- Born: December 4, 1934 San Mateo, New Mexico
- Education: Loretto Heights College
- Occupations: Sister of Loretto, artist and art historian

= Lydia Peña =

Nun, artist, and educator in Denver, Colorado (born 1934)

Lydia M. Peña (born 1934) is an artist and art historian, and is a Sister of Loretto. She was inducted into the Colorado Women's Hall of Fame for her work in education.

==Biography==
Lydia M. Pena was born in San Mateo, New Mexico. She attended boarding school at St. Vincent's Academy High School in Albuquerque, New Mexico.

She graduated from Loretto Heights College with a B.S. in dietetics in 1955.

She entered the Sisters of Loretto after graduating, and became a nun. She attended religious training in Nerinx, Kentucky.

==Education and career==
Peña taught at St. Mary's Academy in Denver from 1958 to 1965. She then worked at Loretto Heights College as the chair of the Art Department from 1965 to 1988, and became a full professor in 1986.

In 1963, she earned her first master's degree in education from St. Louis University, and followed with a second master's degree in art history from University of Denver in 1968.

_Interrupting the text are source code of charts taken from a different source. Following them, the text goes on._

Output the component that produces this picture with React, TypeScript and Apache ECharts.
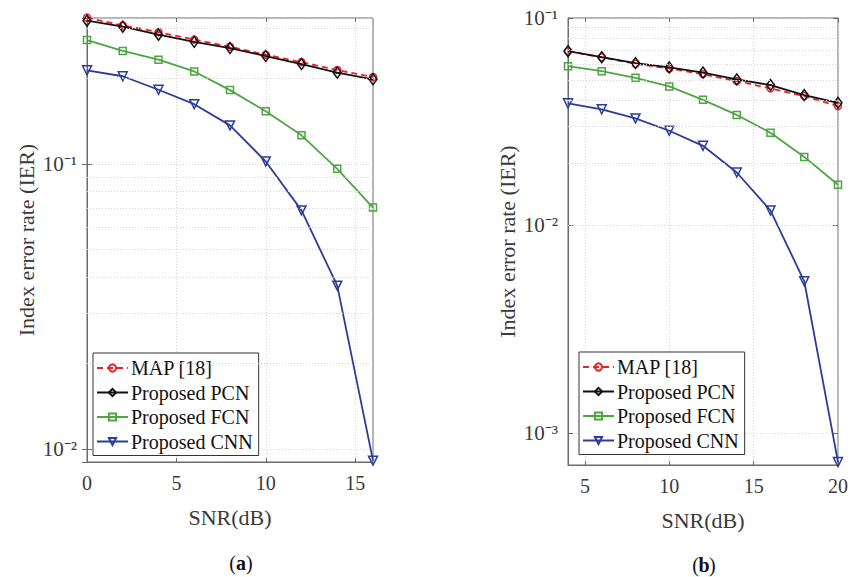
import React, { useEffect, useRef } from "react";
import * as echarts from "echarts";

const FONT = "Liberation Serif";

// (a) SNR 0..16 dB
const snrA = [0, 2, 4, 6, 8, 10, 12, 14, 16];
const mapA = [0.326, 0.306, 0.29, 0.273, 0.2577, 0.2416, 0.2275, 0.2135, 0.2017];
const pcnA = [0.318, 0.303, 0.284, 0.268, 0.255, 0.239, 0.224, 0.209, 0.198];
const fcnA = [0.272, 0.249, 0.232, 0.211, 0.1815, 0.153, 0.126, 0.0961, 0.0703];
const cnnA = [0.213, 0.203, 0.182, 0.162, 0.1365, 0.102, 0.0687, 0.0374, 0.0091];

// (b) SNR 4..20 dB
const snrB = [4, 6, 8, 10, 12, 14, 16, 18, 20];
const mapB = [0.0692, 0.0646, 0.0601, 0.0571, 0.0536, 0.0496, 0.0458, 0.042, 0.0376];
const pcnB = [0.0692, 0.0647, 0.0606, 0.0578, 0.0546, 0.0506, 0.0475, 0.0425, 0.039];
const fcnB = [0.0586, 0.0554, 0.0515, 0.0468, 0.0403, 0.0341, 0.028, 0.0214, 0.0157];
const cnnB = [0.0388, 0.0363, 0.0328, 0.0286, 0.0242, 0.018, 0.0118, 0.00538, 0.000723];

const xTicksA = [0, 5, 10, 15];
const xTicksB = [5, 10, 15, 20];
const minorA = [0.02, 0.03, 0.04, 0.05, 0.06, 0.07, 0.08, 0.09, 0.2, 0.3];
const minorB = [0.0008, 0.0009, 0.002, 0.003, 0.004, 0.005, 0.006, 0.007, 0.008, 0.009,
  0.02, 0.03, 0.04, 0.05, 0.06, 0.07, 0.08, 0.09];

const names = ["MAP [18]", "Proposed PCN", "Proposed FCN", "Proposed CNN"];
const colors = ["#e8232a", "#111111", "#4fa543", "#2b3d98"];
const symbols = ["circle", "diamond", "rect", "triangle"];
const symbolSizes: any[] = [7, [8, 11], 7, 9];
const symbolRotates = [0, 0, 0, 180];

const zip = (xs: number[], ys: number[]) => xs.map((x, i) => [x, ys[i]]);

const AXIS_COLOR = "#6b6b6b";
const LABEL_COLOR = "#3a3a3a";

const SUP: Record<string, string> = { "-": "\u207B", "0": "\u2070", "1": "\u00B9", "2": "\u00B2", "3": "\u00B3", "4": "\u2074", "5": "\u2075" };

function powLabel(v: number) {
  const l = Math.log10(v);
  const r = Math.round(l);
  if (Math.abs(l - r) > 1e-6) return "";
  return "10" + String(r).split("").map((c) => SUP[c] || c).join("");
}

export default function App() {
  const ref = useRef<HTMLDivElement>(null);
  useEffect(() => {
    if (!ref.current) return;
    const chart = echarts.init(ref.current, undefined, { renderer: "svg" });

    const grids = [
      { left: 87, top: 18, width: 286, height: 444, show: true, borderColor: AXIS_COLOR, borderWidth: 1, backgroundColor: "#fff" },
      { left: 568, top: 18, width: 271, height: 447, show: true, borderColor: AXIS_COLOR, borderWidth: 1, backgroundColor: "#fff" },
    ];

    const xCfg = [
      { min: 0, max: 16, ticks: xTicksA },
      { min: 4, max: 20, ticks: xTicksB },
    ];
    const yCfg = [
      { min: 0.009, max: 0.325 },
      { min: 0.0007, max: 0.1 },
    ];

    const xAxis: any[] = [];
    const yAxis: any[] = [];
    [0, 1].forEach((g) => {
      xAxis.push({
        type: "value",
        gridIndex: g,
        min: xCfg[g].min,
        max: xCfg[g].max,
        name: "SNR(dB)",
        nameLocation: "middle",
        nameGap: 44,
        nameTextStyle: { fontFamily: FONT, fontSize: 22, color: LABEL_COLOR },
        axisLine: { show: true, onZero: false, lineStyle: { color: AXIS_COLOR, width: 1 } },
        axisTick: { show: true, inside: true, length: 4, lineStyle: { color: AXIS_COLOR }, customValues: xCfg[g].ticks },
        axisLabel: { fontFamily: FONT, fontSize: 20, color: LABEL_COLOR, margin: 11, customValues: xCfg[g].ticks },
        splitLine: { show: true, lineStyle: { color: "#d4d4d4", type: [1, 2], width: 1 } },
      });
      xAxis.push({
        type: "value",
        gridIndex: g,
        position: "top",
        min: xCfg[g].min,
        max: xCfg[g].max,
        axisLine: { show: false },
        axisTick: { show: true, inside: true, length: 4, lineStyle: { color: AXIS_COLOR }, customValues: xCfg[g].ticks },
        axisLabel: { show: false },
        splitLine: { show: false },
      });
      yAxis.push({
        type: "log",
        logBase: 10,
        gridIndex: g,
        min: yCfg[g].min,
        max: yCfg[g].max,
        name: "Index error rate (IER)",
        nameLocation: "middle",
        nameGap: 50,
        nameTextStyle: { fontFamily: FONT, fontSize: 22, color: LABEL_COLOR },
        axisLine: { show: true, onZero: false, lineStyle: { color: AXIS_COLOR, width: 1 } },
        axisTick: { show: true, inside: true, length: 5, lineStyle: { color: AXIS_COLOR } },
        axisLabel: {
          show: true,
          fontFamily: FONT,
          fontSize: 21,
          color: LABEL_COLOR,
          margin: 10,
          formatter: powLabel,
        },
        splitLine: { show: true, lineStyle: { color: "#d4d4d4", type: [1, 2], width: 1 } },
      });
      yAxis.push({
        type: "log",
        logBase: 10,
        gridIndex: g,
        position: "right",
        min: yCfg[g].min,
        max: yCfg[g].max,
        axisLine: { show: false },
        axisTick: { show: true, inside: true, length: 5, lineStyle: { color: AXIS_COLOR } },
        axisLabel: { show: false },
        splitLine: { show: false },
      });
    });

    const dataSets = [
      [mapA, pcnA, fcnA, cnnA],
      [mapB, pcnB, fcnB, cnnB],
    ];
    const snrs = [snrA, snrB];
    const minors = [minorA, minorB];

    const series: any[] = [];
    [0, 1].forEach((g) => {
      series.push({
        type: "line",
        name: "_minor" + g,
        xAxisIndex: g * 2,
        yAxisIndex: g * 2,
        data: [],
        silent: true,
        z: 1,
        markLine: {
          silent: true,
          symbol: "none",
          label: { show: false },
          animation: false,
          lineStyle: { color: "#d4d4d4", type: [1, 2], width: 1 },
          data: minors[g].map((v) => ({ yAxis: v })),
        },
      });
      names.forEach((n, i) => {
        series.push({
          type: "line",
          name: n,
          xAxisIndex: g * 2,
          yAxisIndex: g * 2,
          data: zip(snrs[g], dataSets[g][i]),
          color: colors[i],
          symbol: symbols[i],
          symbolSize: symbolSizes[i],
          symbolRotate: symbolRotates[i],
          showAllSymbol: true,
          clip: false,
          z: 3 + (i === 1 ? 1 : 0),
          lineStyle: { color: colors[i], width: 1.8, type: i === 0 ? [6, 4] : "solid" },
          itemStyle: { color: "transparent", borderColor: colors[i], borderWidth: 1.5 },
        });
      });
    });

    const legendBase = {
      orient: "vertical",
      data: names,
      itemWidth: 31,
      itemHeight: 9,
      itemGap: 2.5,
      padding: [4, 6, 3, 3],
      backgroundColor: "#fff",
      borderColor: "#333",
      borderWidth: 1,
      borderRadius: 0,
      selectedMode: false,
      textStyle: { fontFamily: FONT, fontSize: 20, color: "#111", lineHeight: 22, padding: [0, 0, 0, -2] },
    };

    const caption = (cx: number, y: number, letter: string) => ({
      type: "group",
      children: [
        { type: "text", x: cx - 5, y, style: { text: "(", font: `20px ${FONT}`, fill: "#111", align: "right", verticalAlign: "middle" } },
        { type: "text", x: cx, y, style: { text: letter, font: `bold 20px ${FONT}`, fill: "#111", align: "center", verticalAlign: "middle" } },
        { type: "text", x: cx + 5, y, style: { text: ")", font: `20px ${FONT}`, fill: "#111", align: "left", verticalAlign: "middle" } },
      ],
    });

    chart.setOption({
      animation: false,
      backgroundColor: "#fff",
      textStyle: { fontFamily: FONT },
      grid: grids,
      xAxis,
      yAxis,
      series,
      legend: [
        { ...legendBase, left: 93, top: 353 },
        { ...legendBase, left: 579, top: 352 },
      ],
      graphic: [caption(241, 563, "a"), caption(704, 565, "b")],
    });
    return () => chart.dispose();
  }, []);
  return <div ref={ref} style={{ width: 851, height: 577, position: "absolute", left: 0, top: 0 }} />;
}
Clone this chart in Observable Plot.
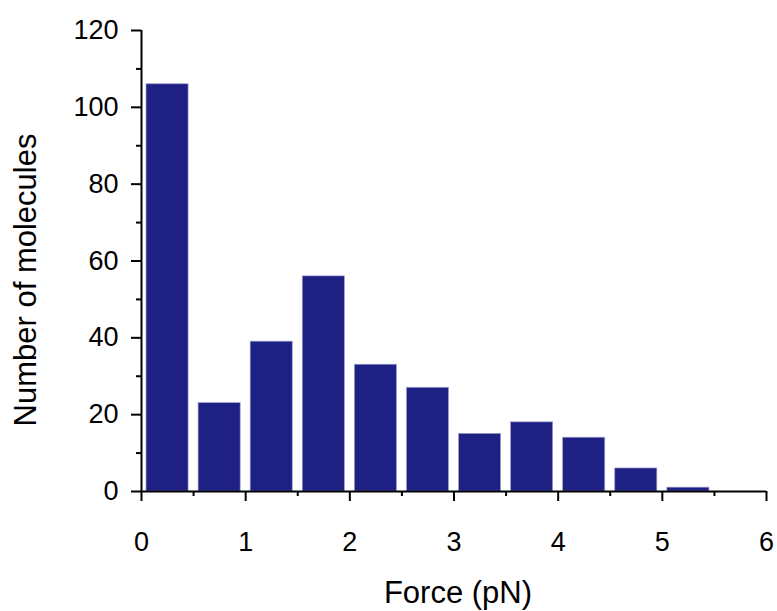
<!DOCTYPE html>
<html>
<head>
<meta charset="utf-8">
<script src="https://cdn.jsdelivr.net/npm/d3@7"></script>
<script src="https://cdn.jsdelivr.net/npm/@observablehq/plot@0.6"></script>
<style>
  html, body { margin: 0; padding: 0; background: #fff; }
  #chart { width: 777px; height: 611px; }
  svg { font-family: "Liberation Sans", Arial, sans-serif; }
</style>
</head>
<body>
<div id="chart"></div>
<script>
// Histogram bins (pN) and counts
const binStarts = [0, 0.5, 1.0, 1.5, 2.0, 2.5, 3.0, 3.5, 4.0, 4.5, 5.0];
const binEnds   = [0.5, 1.0, 1.5, 2.0, 2.5, 3.0, 3.5, 4.0, 4.5, 5.0, 5.5];
const counts    = [106, 23, 39, 56, 33, 27, 15, 18, 14, 6, 1];

const xMajorTicks = [0, 1, 2, 3, 4, 5, 6];
const xMinorTicks = [0.5, 1.5, 2.5, 3.5, 4.5, 5.5];
const yMajorTicks = [0, 20, 40, 60, 80, 100, 120];
const yMinorTicks = [10, 30, 50, 70, 90, 110];

const xTitle = "Force (pN)";
const yTitle = "Number of molecules";

const bars = binStarts.map((s, i) => ({x1: s, x2: binEnds[i], y: counts[i]}));

const barColor = "#1E2084";

const chart = Plot.plot({
  width: 777,
  height: 611,
  marginLeft: 141,
  marginRight: 11,
  marginTop: 30,
  marginBottom: 120,
  style: {fontFamily: "'Liberation Sans', Arial, sans-serif", background: "#fff", color: "#000"},
  x: {domain: [0, 6]},
  y: {domain: [0, 120]},
  marks: [
    Plot.rectY(bars, {x1: "x1", x2: "x2", y: "y", fill: barColor, stroke: "#9EA0D0", strokeWidth: 0.7, insetLeft: 5, insetRight: 5}),
    // axis lines
    Plot.ruleY([0], {stroke: "#000", strokeWidth: 2}),
    Plot.ruleX([0], {stroke: "#000", strokeWidth: 2}),
    // x axis major + minor ticks
    Plot.axisX(xMajorTicks, {tickSize: 10, tickPadding: 30, strokeWidth: 2, fontSize: 27, label: null, tickFormat: d => String(d)}),
    Plot.axisX(xMinorTicks, {tickSize: 5, strokeWidth: 2, tickFormat: () => "", label: null}),
    // y axis major + minor ticks
    Plot.axisY(yMajorTicks, {tickSize: 10, tickPadding: 13, strokeWidth: 2, fontSize: 27, label: null, tickFormat: d => String(d)}),
    Plot.axisY(yMinorTicks, {tickSize: 5, strokeWidth: 2, tickFormat: () => "", label: null}),
    // axis titles
    Plot.text([xTitle], {frameAnchor: "bottom", text: d => d, dy: 102, dx: 4, fontSize: 31, textAnchor: "middle", lineAnchor: "middle", fill: "#000"}),
    Plot.text([yTitle], {frameAnchor: "left", text: d => d, dx: -115, dy: 19, rotate: -90, fontSize: 31, textAnchor: "middle", lineAnchor: "middle", fill: "#000"})
  ]
});

document.getElementById("chart").appendChild(chart);
</script>
</body>
</html>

She earned her PhD in Art History from Union Institute and University, and completed her dissertation at the Smithsonian American Art Museum. Her dissertation focused on artist Agnes Tait McNulty and her work at the National Collection of Fine Arts at the Smithsonian. She also created a traveling exhibit and a catalog about the artist.

In 1988, Peña worked at Regis University as a faculty advisor and instructor in the University Without Walls program, teaching art history, religious studies, and philosophy. She then worked in fund raising and endowment as Director of Special Gifts.

Pena has been active in the Colorado Catholic Community. She was on the board of the Rose Community Foundation, Rocky Mountain PBS, the Women's Forum, and on the Blue Ribbon Committee for the Design of Denver International Airport. She was Chair of the Mayor's Commission on Cultural Affairs and President of the Loretto Community from 1995 to 2001.

In 2012, Peña curated an exhibit on the 200th anniversary of the founding of the Sisters of Loretto at Denver Public Library.

==Published works==
- Peña L. M. (1983). The life and times of Agnes Tait 1894-1981. Arvada Center for the Arts and Humanities ; Roswell Museum and Art Center. ISBN 9780961298203

==Recognition==
In 1999, she was honored as a Woman of Distinction from the Girl Scouts of Colorado.

In 2007, she received Regis University's Civis Princeps award.

In 2016, Peña was inducted into the Colorado Women's Hall of Fame.

In 2019, Regis University awarded her an honorary doctorate.